- [What this task involves]: Write out every record below exactly as it appears.

- [Input data]:

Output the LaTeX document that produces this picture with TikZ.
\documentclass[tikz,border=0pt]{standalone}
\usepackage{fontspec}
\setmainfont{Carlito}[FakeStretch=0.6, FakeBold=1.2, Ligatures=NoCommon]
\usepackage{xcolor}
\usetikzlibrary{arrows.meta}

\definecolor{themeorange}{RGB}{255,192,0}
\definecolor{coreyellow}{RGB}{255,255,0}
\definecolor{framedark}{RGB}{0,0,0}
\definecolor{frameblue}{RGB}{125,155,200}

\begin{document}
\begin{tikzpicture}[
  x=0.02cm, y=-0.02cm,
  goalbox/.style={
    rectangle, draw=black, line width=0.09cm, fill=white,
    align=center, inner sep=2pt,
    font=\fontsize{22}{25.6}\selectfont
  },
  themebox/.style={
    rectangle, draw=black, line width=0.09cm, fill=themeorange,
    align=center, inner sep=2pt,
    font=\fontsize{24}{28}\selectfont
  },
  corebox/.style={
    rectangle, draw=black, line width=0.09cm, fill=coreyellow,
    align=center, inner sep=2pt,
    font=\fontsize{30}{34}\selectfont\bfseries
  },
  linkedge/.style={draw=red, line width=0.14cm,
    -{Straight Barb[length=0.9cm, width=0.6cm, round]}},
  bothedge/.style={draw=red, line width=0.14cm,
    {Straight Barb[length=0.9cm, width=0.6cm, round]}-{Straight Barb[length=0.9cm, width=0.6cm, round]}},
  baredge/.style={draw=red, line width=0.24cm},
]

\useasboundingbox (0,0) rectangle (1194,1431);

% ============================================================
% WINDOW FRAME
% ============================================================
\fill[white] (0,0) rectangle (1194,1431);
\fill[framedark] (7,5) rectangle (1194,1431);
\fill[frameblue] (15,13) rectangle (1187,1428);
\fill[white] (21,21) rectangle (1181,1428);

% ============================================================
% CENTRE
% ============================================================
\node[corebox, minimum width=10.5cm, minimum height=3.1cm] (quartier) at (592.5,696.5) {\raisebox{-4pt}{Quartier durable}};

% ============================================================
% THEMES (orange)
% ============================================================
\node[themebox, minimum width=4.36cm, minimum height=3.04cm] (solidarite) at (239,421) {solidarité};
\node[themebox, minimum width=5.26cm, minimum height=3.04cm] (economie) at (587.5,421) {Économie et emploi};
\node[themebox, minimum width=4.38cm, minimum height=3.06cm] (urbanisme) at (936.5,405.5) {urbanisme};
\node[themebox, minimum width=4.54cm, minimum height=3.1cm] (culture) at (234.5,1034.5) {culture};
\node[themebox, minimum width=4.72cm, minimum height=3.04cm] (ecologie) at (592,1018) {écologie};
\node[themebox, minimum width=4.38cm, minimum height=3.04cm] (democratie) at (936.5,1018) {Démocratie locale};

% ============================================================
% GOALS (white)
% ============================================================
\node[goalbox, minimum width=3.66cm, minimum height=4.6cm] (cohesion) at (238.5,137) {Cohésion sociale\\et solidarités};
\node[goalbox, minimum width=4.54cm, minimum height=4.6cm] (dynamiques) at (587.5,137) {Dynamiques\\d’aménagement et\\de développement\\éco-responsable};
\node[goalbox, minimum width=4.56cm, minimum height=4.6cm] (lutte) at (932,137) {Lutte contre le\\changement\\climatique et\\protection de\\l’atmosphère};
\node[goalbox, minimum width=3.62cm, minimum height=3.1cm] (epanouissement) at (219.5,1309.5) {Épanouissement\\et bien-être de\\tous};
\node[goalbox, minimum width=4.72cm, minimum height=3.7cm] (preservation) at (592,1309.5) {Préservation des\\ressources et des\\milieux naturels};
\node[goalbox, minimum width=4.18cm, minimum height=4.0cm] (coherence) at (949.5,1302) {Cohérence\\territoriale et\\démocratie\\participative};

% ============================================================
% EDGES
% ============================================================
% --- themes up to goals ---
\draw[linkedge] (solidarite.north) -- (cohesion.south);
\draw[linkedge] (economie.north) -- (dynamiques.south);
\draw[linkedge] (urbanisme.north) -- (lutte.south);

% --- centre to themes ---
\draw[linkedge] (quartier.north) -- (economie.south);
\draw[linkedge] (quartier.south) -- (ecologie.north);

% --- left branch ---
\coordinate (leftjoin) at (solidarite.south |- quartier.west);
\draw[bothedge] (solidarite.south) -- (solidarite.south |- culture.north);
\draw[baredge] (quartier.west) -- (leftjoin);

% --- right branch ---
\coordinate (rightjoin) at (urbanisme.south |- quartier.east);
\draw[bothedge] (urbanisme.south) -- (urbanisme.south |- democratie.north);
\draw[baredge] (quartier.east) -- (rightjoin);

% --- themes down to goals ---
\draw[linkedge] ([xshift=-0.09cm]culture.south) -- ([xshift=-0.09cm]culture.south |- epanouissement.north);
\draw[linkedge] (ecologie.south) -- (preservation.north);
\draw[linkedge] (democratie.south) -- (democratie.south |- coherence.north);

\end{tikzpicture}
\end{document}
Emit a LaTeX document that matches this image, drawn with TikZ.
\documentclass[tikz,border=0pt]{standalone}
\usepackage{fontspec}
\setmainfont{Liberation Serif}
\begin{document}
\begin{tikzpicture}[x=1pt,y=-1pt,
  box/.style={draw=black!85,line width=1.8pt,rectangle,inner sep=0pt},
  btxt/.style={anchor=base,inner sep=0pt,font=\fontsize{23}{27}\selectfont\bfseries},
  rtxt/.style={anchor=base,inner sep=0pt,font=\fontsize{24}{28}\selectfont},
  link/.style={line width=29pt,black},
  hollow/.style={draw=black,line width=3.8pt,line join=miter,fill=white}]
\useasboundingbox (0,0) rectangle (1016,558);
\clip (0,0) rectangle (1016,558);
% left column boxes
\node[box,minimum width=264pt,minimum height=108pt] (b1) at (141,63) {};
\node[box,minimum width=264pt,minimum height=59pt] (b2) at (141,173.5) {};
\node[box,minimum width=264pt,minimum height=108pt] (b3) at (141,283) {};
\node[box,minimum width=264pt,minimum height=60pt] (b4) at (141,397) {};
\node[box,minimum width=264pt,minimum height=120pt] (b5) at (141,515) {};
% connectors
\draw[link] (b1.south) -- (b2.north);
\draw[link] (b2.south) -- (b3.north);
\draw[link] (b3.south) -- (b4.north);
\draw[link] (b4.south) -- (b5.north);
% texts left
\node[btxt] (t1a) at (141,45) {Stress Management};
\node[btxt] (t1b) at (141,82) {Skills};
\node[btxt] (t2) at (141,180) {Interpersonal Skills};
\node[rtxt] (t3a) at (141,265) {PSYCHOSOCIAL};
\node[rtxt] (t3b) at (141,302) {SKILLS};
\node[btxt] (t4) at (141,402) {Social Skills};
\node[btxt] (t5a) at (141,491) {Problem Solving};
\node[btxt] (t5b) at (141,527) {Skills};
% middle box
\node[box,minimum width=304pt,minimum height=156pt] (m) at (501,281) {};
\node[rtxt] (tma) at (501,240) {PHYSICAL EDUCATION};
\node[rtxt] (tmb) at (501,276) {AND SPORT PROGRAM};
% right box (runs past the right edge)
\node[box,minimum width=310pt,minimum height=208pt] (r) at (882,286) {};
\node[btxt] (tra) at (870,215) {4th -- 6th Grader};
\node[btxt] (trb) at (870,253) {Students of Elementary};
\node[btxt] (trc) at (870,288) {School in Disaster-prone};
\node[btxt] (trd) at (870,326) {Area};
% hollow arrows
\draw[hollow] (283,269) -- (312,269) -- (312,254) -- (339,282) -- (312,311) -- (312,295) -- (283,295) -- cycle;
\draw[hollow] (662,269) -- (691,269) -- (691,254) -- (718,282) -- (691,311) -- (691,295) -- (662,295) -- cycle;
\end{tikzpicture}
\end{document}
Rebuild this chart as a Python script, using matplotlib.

- [Exercise answer]:
Output the LaTeX document that produces this picture with TikZ.
\documentclass[tikz,border=0pt]{standalone}
\usepackage{fontspec}
\setmainfont{Carlito}[FakeStretch=0.6, FakeBold=1.2, Ligatures=NoCommon]
\usepackage{xcolor}
\usetikzlibrary{arrows.meta}

\definecolor{themeorange}{RGB}{255,192,0}
\definecolor{coreyellow}{RGB}{255,255,0}
\definecolor{framedark}{RGB}{0,0,0}
\definecolor{frameblue}{RGB}{125,155,200}

\begin{document}
\begin{tikzpicture}[
  x=0.02cm, y=-0.02cm,
  goalbox/.style={
    rectangle, draw=black, line width=0.09cm, fill=white,
    align=center, inner sep=2pt,
    font=\fontsize{22}{25.6}\selectfont
  },
  themebox/.style={
    rectangle, draw=black, line width=0.09cm, fill=themeorange,
    align=center, inner sep=2pt,
    font=\fontsize{24}{28}\selectfont
  },
  corebox/.style={
    rectangle, draw=black, line width=0.09cm, fill=coreyellow,
    align=center, inner sep=2pt,
    font=\fontsize{30}{34}\selectfont\bfseries
  },
  linkedge/.style={draw=red, line width=0.14cm,
    -{Straight Barb[length=0.9cm, width=0.6cm, round]}},
  bothedge/.style={draw=red, line width=0.14cm,
    {Straight Barb[length=0.9cm, width=0.6cm, round]}-{Straight Barb[length=0.9cm, width=0.6cm, round]}},
  baredge/.style={draw=red, line width=0.24cm},
]

\useasboundingbox (0,0) rectangle (1194,1431);

% ============================================================
% WINDOW FRAME
% ============================================================
\fill[white] (0,0) rectangle (1194,1431);
\fill[framedark] (7,5) rectangle (1194,1431);
\fill[frameblue] (15,13) rectangle (1187,1428);
\fill[white] (21,21) rectangle (1181,1428);

% ============================================================
% CENTRE
% ============================================================
\node[corebox, minimum width=10.5cm, minimum height=3.1cm] (quartier) at (592.5,696.5) {\raisebox{-4pt}{Quartier durable}};

% ============================================================
% THEMES (orange)
% ============================================================
\node[themebox, minimum width=4.36cm, minimum height=3.04cm] (solidarite) at (239,421) {solidarité};
\node[themebox, minimum width=5.26cm, minimum height=3.04cm] (economie) at (587.5,421) {Économie et emploi};
\node[themebox, minimum width=4.38cm, minimum height=3.06cm] (urbanisme) at (936.5,405.5) {urbanisme};
\node[themebox, minimum width=4.54cm, minimum height=3.1cm] (culture) at (234.5,1034.5) {culture};
\node[themebox, minimum width=4.72cm, minimum height=3.04cm] (ecologie) at (592,1018) {écologie};
\node[themebox, minimum width=4.38cm, minimum height=3.04cm] (democratie) at (936.5,1018) {Démocratie locale};

% ============================================================
% GOALS (white)
% ============================================================
\node[goalbox, minimum width=3.66cm, minimum height=4.6cm] (cohesion) at (238.5,137) {Cohésion sociale\\et solidarités};
\node[goalbox, minimum width=4.54cm, minimum height=4.6cm] (dynamiques) at (587.5,137) {Dynamiques\\d’aménagement et\\de développement\\éco-responsable};
\node[goalbox, minimum width=4.56cm, minimum height=4.6cm] (lutte) at (932,137) {Lutte contre le\\changement\\climatique et\\protection de\\l’atmosphère};
\node[goalbox, minimum width=3.62cm, minimum height=3.1cm] (epanouissement) at (219.5,1309.5) {Épanouissement\\et bien-être de\\tous};
\node[goalbox, minimum width=4.72cm, minimum height=3.7cm] (preservation) at (592,1309.5) {Préservation des\\ressources et des\\milieux naturels};
\node[goalbox, minimum width=4.18cm, minimum height=4.0cm] (coherence) at (949.5,1302) {Cohérence\\territoriale et\\démocratie\\participative};

% ============================================================
% EDGES
% ============================================================
% --- themes up to goals ---
\draw[linkedge] (solidarite.north) -- (cohesion.south);
\draw[linkedge] (economie.north) -- (dynamiques.south);
\draw[linkedge] (urbanisme.north) -- (lutte.south);

% --- centre to themes ---
\draw[linkedge] (quartier.north) -- (economie.south);
\draw[linkedge] (quartier.south) -- (ecologie.north);

% --- left branch ---
\coordinate (leftjoin) at (solidarite.south |- quartier.west);
\draw[bothedge] (solidarite.south) -- (solidarite.south |- culture.north);
\draw[baredge] (quartier.west) -- (leftjoin);

% --- right branch ---
\coordinate (rightjoin) at (urbanisme.south |- quartier.east);
\draw[bothedge] (urbanisme.south) -- (urbanisme.south |- democratie.north);
\draw[baredge] (quartier.east) -- (rightjoin);

% --- themes down to goals ---
\draw[linkedge] ([xshift=-0.09cm]culture.south) -- ([xshift=-0.09cm]culture.south |- epanouissement.north);
\draw[linkedge] (ecologie.south) -- (preservation.north);
\draw[linkedge] (democratie.south) -- (democratie.south |- coherence.north);

\end{tikzpicture}
\end{document}
Emit a LaTeX document that matches this image, drawn with TikZ.
\documentclass[tikz,border=0pt]{standalone}
\usepackage{fontspec}
\setmainfont{Liberation Serif}
\begin{document}
\begin{tikzpicture}[x=1pt,y=-1pt,
  box/.style={draw=black!85,line width=1.8pt,rectangle,inner sep=0pt},
  btxt/.style={anchor=base,inner sep=0pt,font=\fontsize{23}{27}\selectfont\bfseries},
  rtxt/.style={anchor=base,inner sep=0pt,font=\fontsize{24}{28}\selectfont},
  link/.style={line width=29pt,black},
  hollow/.style={draw=black,line width=3.8pt,line join=miter,fill=white}]
\useasboundingbox (0,0) rectangle (1016,558);
\clip (0,0) rectangle (1016,558);
% left column boxes
\node[box,minimum width=264pt,minimum height=108pt] (b1) at (141,63) {};
\node[box,minimum width=264pt,minimum height=59pt] (b2) at (141,173.5) {};
\node[box,minimum width=264pt,minimum height=108pt] (b3) at (141,283) {};
\node[box,minimum width=264pt,minimum height=60pt] (b4) at (141,397) {};
\node[box,minimum width=264pt,minimum height=120pt] (b5) at (141,515) {};
% connectors
\draw[link] (b1.south) -- (b2.north);
\draw[link] (b2.south) -- (b3.north);
\draw[link] (b3.south) -- (b4.north);
\draw[link] (b4.south) -- (b5.north);
% texts left
\node[btxt] (t1a) at (141,45) {Stress Management};
\node[btxt] (t1b) at (141,82) {Skills};
\node[btxt] (t2) at (141,180) {Interpersonal Skills};
\node[rtxt] (t3a) at (141,265) {PSYCHOSOCIAL};
\node[rtxt] (t3b) at (141,302) {SKILLS};
\node[btxt] (t4) at (141,402) {Social Skills};
\node[btxt] (t5a) at (141,491) {Problem Solving};
\node[btxt] (t5b) at (141,527) {Skills};
% middle box
\node[box,minimum width=304pt,minimum height=156pt] (m) at (501,281) {};
\node[rtxt] (tma) at (501,240) {PHYSICAL EDUCATION};
\node[rtxt] (tmb) at (501,276) {AND SPORT PROGRAM};
% right box (runs past the right edge)
\node[box,minimum width=310pt,minimum height=208pt] (r) at (882,286) {};
\node[btxt] (tra) at (870,215) {4th -- 6th Grader};
\node[btxt] (trb) at (870,253) {Students of Elementary};
\node[btxt] (trc) at (870,288) {School in Disaster-prone};
\node[btxt] (trd) at (870,326) {Area};
% hollow arrows
\draw[hollow] (283,269) -- (312,269) -- (312,254) -- (339,282) -- (312,311) -- (312,295) -- (283,295) -- cycle;
\draw[hollow] (662,269) -- (691,269) -- (691,254) -- (718,282) -- (691,311) -- (691,295) -- (662,295) -- cycle;
\end{tikzpicture}
\end{document}
Rebuild this chart as a Python script, using matplotlib.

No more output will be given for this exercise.